• _Your task_: Extract everything from the first line through the line with "(kb) at (331,203)", both ends included, except for any pictures.

• _Material provided_:
══════════════════════════════
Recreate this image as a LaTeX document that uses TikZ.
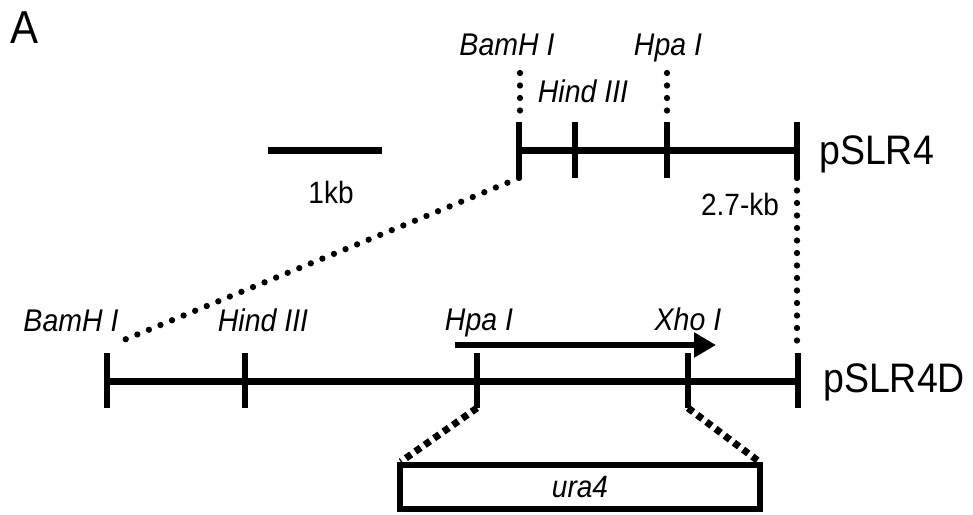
\documentclass[tikz,border=0pt]{standalone}
\usepackage{fontspec}
\setmainfont{Liberation Sans}
\usetikzlibrary{arrows.meta}
\newcommand\vstr[1]{\scalebox{1}[1.1]{#1}}
\begin{document}
\begin{tikzpicture}[x=1pt,y=-1pt,
  dna/.style={line width=7pt},
  sitetick/.style={line width=6.5pt},
  rounddots/.style={line width=6.3pt, line cap=round, dash pattern=on 0pt off 12.5pt},
  sqdots/.style={line width=7pt, dash pattern=on 6.5pt off 5pt},
  enz/.style={font=\fontsize{28.5}{31}\selectfont\itshape, inner sep=0pt, anchor=base},
  lbl/.style={font=\fontsize{28}{31}\selectfont, inner sep=0pt, anchor=base},
  plas/.style={font=\fontsize{37.5}{40}\selectfont, inner sep=0pt, anchor=base west}]
\path[use as bounding box] (0,0) rectangle (973,514);

% panel letter
\node[font=\fontsize{42}{46}\selectfont, inner sep=0pt, anchor=base west] (panel) at (10,43) {\vstr{A}};

% scale bar
\coordinate (sbL) at (268,150);
\coordinate (sbR) at (382,150);
\draw[dna] (sbL) -- (sbR);
\node[lbl] (kb) at (331,203) {\vstr{1kb}};

% pSLR4
\foreach \n/\x in {t0/519,t1/575,t2/667,t3/797} {
  \coordinate (\n) at (\x,150);
  \coordinate (\n u) at (\x,122);
  \coordinate (\n d) at (\x,178);
  \draw[sitetick] (\n u) -- (\n d);
}
\draw[dna] (t0) -- (t3);
\node[plas] (p4) at (819,164) {\vstr{pSLR4}};
\node[enz] (tBam) at (507,55) {\vstr{BamH I}};
\node[enz] (tHpa) at (668,55) {\vstr{Hpa I}};
\node[enz] (tHind) at (583,102) {\vstr{Hind III}};
\coordinate (tBamA) at (520,73);
\coordinate (tBamB) at (520,116);
\coordinate (tHpaA) at (667,73);
\coordinate (tHpaB) at (667,116);
\draw[rounddots] (tBamA) -- (tBamB);
\draw[rounddots] (tHpaA) -- (tHpaB);
\node[lbl] (len) at (740,215) {\vstr{2.7-kb}};

% pSLR4D
\foreach \n/\x in {b0/107,b1/245,b2/477,b3/688,b4/798} {
  \coordinate (\n) at (\x,381);
  \coordinate (\n u) at (\x,353);
  \coordinate (\n d) at (\x,408);
  \draw[sitetick] (\n u) -- (\n d);
}
\draw[dna] (b0) -- (b4);
\node[plas] (p4d) at (823,392) {\vstr{pSLR4D}};
\node[enz] (bBam) at (71,331) {\vstr{BamH I}};
\node[enz] (bHind) at (263,331) {\vstr{Hind III}};
\node[enz] (bHpa) at (479,330) {\vstr{Hpa I}};
\node[enz] (bXho) at (688,330) {\vstr{Xho I}};

% ura4 orientation arrow
\coordinate (arrS) at (455,345);
\coordinate (arrE) at (716,345);
\draw[line width=6.5pt, -{Triangle[length=22pt,width=24pt]}] (arrS) -- (arrE);

% expansion lines
\coordinate (diagEnd) at (119,342);
\draw[rounddots] (t0d) -- (diagEnd);
\coordinate (vertEnd) at (797,350);
\draw[rounddots] (t3d) -- (vertEnd);

% ura4 box
\node[draw, line width=6.5pt, minimum width=360pt, minimum height=44pt, inner sep=0pt,
      font=\fontsize{28}{31}\selectfont\itshape] (ura) at (580,487) {\vstr{ura4}};
\draw[sqdots] (b2d) -- ([xshift=4pt]ura.north west);
\draw[sqdots] (b3d) -- ([xshift=-4pt]ura.north east);
\end{tikzpicture}
\end{document}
══════════════════════════════
• _Finished answer_:
Recreate this image as a LaTeX document that uses TikZ.
\documentclass[tikz,border=0pt]{standalone}
\usepackage{fontspec}
\setmainfont{Liberation Sans}
\usetikzlibrary{arrows.meta}
\newcommand\vstr[1]{\scalebox{1}[1.1]{#1}}
\begin{document}
\begin{tikzpicture}[x=1pt,y=-1pt,
  dna/.style={line width=7pt},
  sitetick/.style={line width=6.5pt},
  rounddots/.style={line width=6.3pt, line cap=round, dash pattern=on 0pt off 12.5pt},
  sqdots/.style={line width=7pt, dash pattern=on 6.5pt off 5pt},
  enz/.style={font=\fontsize{28.5}{31}\selectfont\itshape, inner sep=0pt, anchor=base},
  lbl/.style={font=\fontsize{28}{31}\selectfont, inner sep=0pt, anchor=base},
  plas/.style={font=\fontsize{37.5}{40}\selectfont, inner sep=0pt, anchor=base west}]
\path[use as bounding box] (0,0) rectangle (973,514);

% panel letter
\node[font=\fontsize{42}{46}\selectfont, inner sep=0pt, anchor=base west] (panel) at (10,43) {\vstr{A}};

% scale bar
\coordinate (sbL) at (268,150);
\coordinate (sbR) at (382,150);
\draw[dna] (sbL) -- (sbR);
\node[lbl] (kb) at (331,203) {\vstr{1kb}};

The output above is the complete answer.